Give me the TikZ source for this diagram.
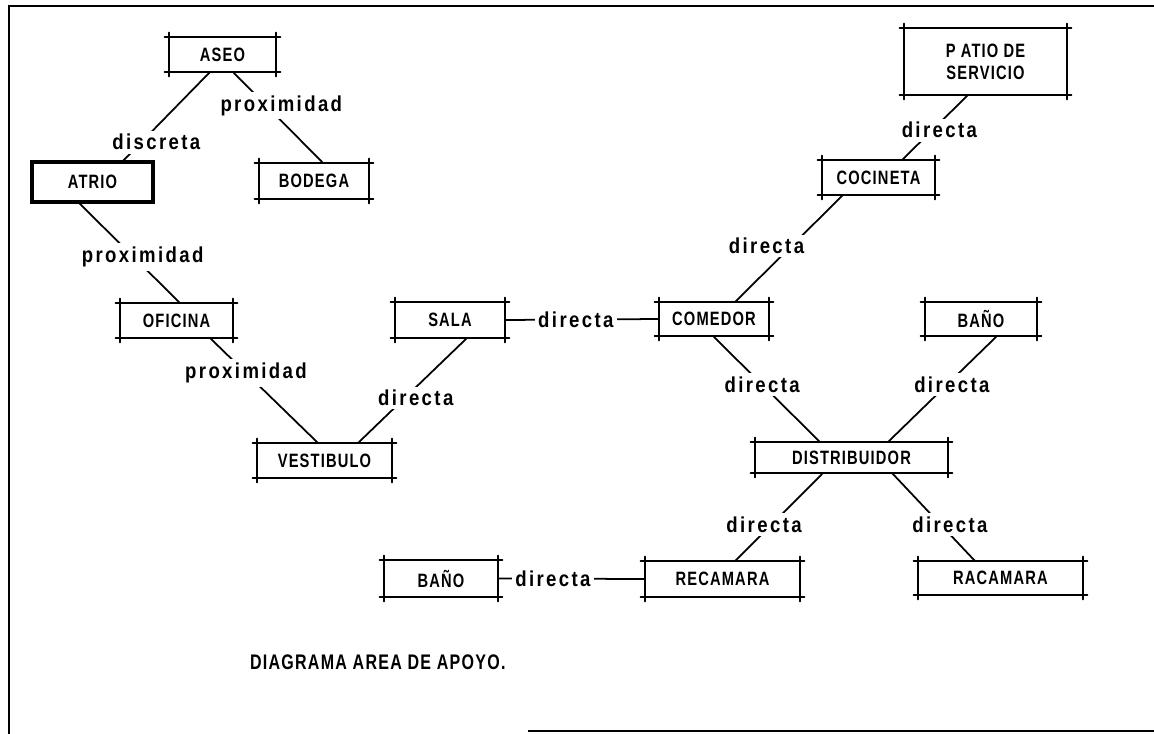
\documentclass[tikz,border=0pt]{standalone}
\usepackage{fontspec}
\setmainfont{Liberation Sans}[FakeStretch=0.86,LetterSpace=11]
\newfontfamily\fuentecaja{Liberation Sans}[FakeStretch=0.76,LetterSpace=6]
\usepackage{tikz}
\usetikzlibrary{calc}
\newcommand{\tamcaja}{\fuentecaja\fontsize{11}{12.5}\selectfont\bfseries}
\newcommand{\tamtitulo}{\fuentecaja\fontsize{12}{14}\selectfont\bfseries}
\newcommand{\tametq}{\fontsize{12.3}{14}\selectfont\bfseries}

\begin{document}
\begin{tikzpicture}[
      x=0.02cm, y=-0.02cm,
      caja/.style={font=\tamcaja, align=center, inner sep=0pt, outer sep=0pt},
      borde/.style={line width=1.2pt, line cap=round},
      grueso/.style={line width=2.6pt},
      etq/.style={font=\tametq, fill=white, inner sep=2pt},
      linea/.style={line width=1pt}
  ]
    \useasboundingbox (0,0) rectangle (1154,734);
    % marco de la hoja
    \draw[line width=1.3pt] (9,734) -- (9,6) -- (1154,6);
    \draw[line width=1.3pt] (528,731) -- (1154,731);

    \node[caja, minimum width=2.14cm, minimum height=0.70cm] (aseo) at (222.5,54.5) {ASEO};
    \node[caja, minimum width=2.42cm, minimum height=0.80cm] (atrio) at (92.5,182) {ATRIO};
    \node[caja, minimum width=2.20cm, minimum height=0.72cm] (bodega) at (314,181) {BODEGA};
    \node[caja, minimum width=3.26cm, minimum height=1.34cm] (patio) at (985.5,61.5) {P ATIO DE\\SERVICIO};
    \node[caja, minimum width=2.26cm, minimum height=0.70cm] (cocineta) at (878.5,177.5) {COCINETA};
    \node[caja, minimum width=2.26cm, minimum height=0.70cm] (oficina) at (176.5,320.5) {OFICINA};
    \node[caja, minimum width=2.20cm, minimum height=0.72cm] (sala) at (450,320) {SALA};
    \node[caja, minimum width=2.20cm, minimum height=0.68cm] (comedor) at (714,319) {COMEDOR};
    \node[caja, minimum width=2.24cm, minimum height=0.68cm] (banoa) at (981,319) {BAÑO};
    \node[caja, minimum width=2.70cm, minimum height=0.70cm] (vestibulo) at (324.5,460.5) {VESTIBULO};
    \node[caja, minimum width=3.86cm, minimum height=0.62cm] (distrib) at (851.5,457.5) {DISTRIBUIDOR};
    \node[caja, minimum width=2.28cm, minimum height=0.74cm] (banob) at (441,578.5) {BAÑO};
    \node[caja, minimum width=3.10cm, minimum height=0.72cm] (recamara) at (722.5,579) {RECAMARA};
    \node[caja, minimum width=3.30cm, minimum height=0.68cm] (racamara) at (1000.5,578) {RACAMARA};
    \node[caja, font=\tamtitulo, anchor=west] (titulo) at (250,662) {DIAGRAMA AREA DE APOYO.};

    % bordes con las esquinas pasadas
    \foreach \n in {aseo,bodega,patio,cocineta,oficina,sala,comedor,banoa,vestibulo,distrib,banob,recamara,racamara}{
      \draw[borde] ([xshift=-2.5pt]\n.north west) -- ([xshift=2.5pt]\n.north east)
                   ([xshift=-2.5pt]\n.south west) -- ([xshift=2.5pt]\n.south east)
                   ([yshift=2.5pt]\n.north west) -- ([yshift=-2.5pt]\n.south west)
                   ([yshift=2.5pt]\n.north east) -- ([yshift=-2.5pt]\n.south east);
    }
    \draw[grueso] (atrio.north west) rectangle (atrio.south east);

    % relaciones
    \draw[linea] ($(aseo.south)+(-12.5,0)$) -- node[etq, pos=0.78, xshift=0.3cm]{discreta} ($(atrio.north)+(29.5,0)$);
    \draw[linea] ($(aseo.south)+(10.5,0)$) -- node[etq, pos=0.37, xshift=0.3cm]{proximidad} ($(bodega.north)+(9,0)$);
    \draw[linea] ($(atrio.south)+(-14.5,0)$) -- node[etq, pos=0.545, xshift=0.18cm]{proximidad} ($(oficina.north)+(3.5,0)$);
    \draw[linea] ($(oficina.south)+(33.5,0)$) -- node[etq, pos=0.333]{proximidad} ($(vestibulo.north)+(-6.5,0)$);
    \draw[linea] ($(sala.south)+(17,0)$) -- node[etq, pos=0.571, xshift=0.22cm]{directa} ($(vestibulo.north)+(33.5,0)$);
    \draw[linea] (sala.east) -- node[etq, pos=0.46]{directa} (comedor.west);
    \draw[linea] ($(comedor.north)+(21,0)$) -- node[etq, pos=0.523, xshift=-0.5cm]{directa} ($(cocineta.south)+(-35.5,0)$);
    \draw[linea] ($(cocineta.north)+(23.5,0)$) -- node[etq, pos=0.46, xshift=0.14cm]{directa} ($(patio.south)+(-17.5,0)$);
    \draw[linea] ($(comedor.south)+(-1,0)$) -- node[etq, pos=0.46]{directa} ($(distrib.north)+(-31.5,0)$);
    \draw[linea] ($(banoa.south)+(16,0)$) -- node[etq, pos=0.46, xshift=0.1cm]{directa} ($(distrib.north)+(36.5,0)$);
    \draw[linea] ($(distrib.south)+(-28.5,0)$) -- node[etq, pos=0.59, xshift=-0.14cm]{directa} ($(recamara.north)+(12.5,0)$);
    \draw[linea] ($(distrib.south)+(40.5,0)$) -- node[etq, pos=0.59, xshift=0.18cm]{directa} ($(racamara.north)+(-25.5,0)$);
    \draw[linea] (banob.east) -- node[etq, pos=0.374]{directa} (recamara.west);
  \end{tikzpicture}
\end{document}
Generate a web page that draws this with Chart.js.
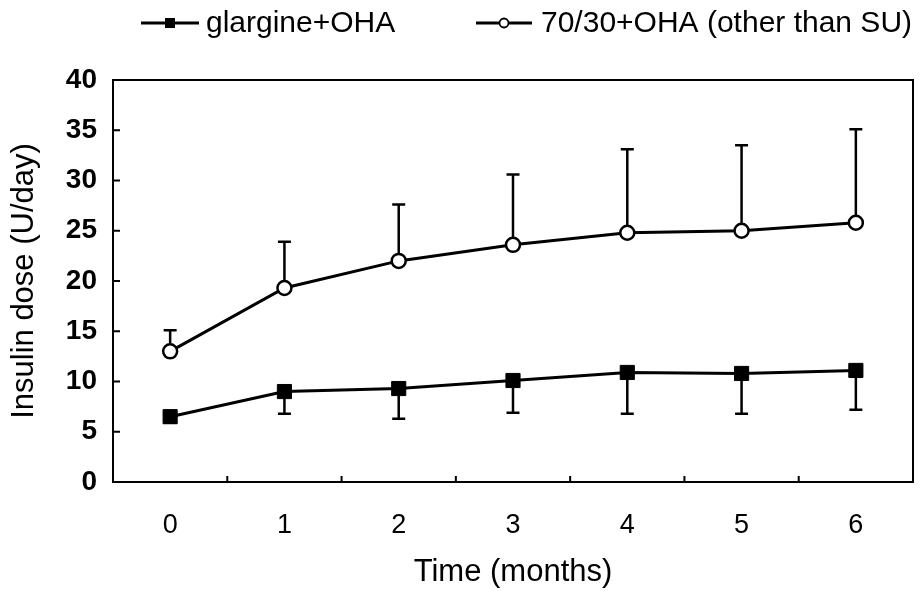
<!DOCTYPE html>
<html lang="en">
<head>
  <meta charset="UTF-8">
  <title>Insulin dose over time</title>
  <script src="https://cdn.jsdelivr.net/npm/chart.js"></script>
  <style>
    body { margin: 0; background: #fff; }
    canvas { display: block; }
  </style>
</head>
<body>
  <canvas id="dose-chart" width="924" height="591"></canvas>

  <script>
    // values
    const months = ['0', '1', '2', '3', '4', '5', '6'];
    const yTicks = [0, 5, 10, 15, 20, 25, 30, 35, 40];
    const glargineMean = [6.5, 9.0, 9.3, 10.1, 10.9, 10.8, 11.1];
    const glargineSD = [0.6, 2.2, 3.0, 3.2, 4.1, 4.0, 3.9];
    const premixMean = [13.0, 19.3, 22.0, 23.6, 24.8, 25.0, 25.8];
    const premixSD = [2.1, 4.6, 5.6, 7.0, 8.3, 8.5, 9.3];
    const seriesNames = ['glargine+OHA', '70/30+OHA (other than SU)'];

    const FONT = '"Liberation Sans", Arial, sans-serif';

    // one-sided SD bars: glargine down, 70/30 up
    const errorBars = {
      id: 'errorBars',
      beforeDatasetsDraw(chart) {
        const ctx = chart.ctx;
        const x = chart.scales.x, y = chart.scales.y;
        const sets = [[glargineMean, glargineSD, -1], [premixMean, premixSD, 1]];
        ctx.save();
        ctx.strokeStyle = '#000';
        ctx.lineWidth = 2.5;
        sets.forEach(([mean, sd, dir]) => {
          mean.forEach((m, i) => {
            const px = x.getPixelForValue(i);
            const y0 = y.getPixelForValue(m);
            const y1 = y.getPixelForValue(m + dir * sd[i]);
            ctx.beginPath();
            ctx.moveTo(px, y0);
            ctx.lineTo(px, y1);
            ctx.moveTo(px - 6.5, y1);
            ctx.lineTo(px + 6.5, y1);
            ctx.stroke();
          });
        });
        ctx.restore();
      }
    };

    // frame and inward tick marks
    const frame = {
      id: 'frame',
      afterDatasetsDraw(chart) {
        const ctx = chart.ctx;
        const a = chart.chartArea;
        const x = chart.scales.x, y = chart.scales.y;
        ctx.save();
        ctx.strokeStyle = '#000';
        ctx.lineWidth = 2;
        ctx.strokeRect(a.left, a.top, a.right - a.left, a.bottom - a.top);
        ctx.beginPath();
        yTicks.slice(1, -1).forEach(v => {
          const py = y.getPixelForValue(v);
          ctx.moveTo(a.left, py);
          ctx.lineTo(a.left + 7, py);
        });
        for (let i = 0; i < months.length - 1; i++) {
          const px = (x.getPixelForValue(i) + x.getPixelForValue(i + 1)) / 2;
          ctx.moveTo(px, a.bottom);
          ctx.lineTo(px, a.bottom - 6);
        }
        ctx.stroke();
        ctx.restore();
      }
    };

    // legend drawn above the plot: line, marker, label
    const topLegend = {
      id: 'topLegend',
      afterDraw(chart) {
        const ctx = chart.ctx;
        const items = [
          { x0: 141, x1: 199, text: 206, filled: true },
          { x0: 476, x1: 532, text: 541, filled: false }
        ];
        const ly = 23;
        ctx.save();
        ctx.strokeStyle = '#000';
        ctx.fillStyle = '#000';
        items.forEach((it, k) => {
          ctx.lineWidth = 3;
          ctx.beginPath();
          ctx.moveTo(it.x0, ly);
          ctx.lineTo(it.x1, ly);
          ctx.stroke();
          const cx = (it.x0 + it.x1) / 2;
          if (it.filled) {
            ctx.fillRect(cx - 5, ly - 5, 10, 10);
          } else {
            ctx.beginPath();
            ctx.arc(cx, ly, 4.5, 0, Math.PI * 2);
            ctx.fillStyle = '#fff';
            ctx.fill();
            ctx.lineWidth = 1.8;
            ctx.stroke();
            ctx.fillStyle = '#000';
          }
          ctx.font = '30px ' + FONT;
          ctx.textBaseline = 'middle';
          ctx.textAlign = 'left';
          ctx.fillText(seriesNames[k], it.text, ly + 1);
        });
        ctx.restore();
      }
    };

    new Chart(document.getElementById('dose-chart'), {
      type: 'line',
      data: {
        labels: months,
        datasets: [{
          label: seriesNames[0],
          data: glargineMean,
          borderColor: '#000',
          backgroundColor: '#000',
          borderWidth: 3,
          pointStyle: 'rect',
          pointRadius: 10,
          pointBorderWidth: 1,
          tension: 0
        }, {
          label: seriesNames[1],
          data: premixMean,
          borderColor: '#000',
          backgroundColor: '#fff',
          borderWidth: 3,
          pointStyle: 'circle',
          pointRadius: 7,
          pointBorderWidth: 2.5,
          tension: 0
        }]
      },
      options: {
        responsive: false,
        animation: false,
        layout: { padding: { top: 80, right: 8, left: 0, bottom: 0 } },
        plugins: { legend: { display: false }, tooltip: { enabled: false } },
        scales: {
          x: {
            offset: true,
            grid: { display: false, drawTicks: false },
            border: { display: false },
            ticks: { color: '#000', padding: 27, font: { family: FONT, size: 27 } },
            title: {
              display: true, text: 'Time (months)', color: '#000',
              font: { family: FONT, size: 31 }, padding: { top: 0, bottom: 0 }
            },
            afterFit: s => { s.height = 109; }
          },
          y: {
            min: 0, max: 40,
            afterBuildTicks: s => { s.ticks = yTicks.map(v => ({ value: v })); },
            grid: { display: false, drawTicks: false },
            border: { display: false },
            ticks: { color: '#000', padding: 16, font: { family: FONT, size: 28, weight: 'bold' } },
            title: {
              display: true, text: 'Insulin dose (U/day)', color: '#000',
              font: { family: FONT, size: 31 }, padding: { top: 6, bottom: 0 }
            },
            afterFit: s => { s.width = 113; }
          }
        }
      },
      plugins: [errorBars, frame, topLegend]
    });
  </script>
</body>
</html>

---+---

▶ **Required work**
Copy each line of the entries that includes the word "this".

▶ **Written response**
Give me the TikZ source for this diagram.
Generate a web page that draws this with Chart.js.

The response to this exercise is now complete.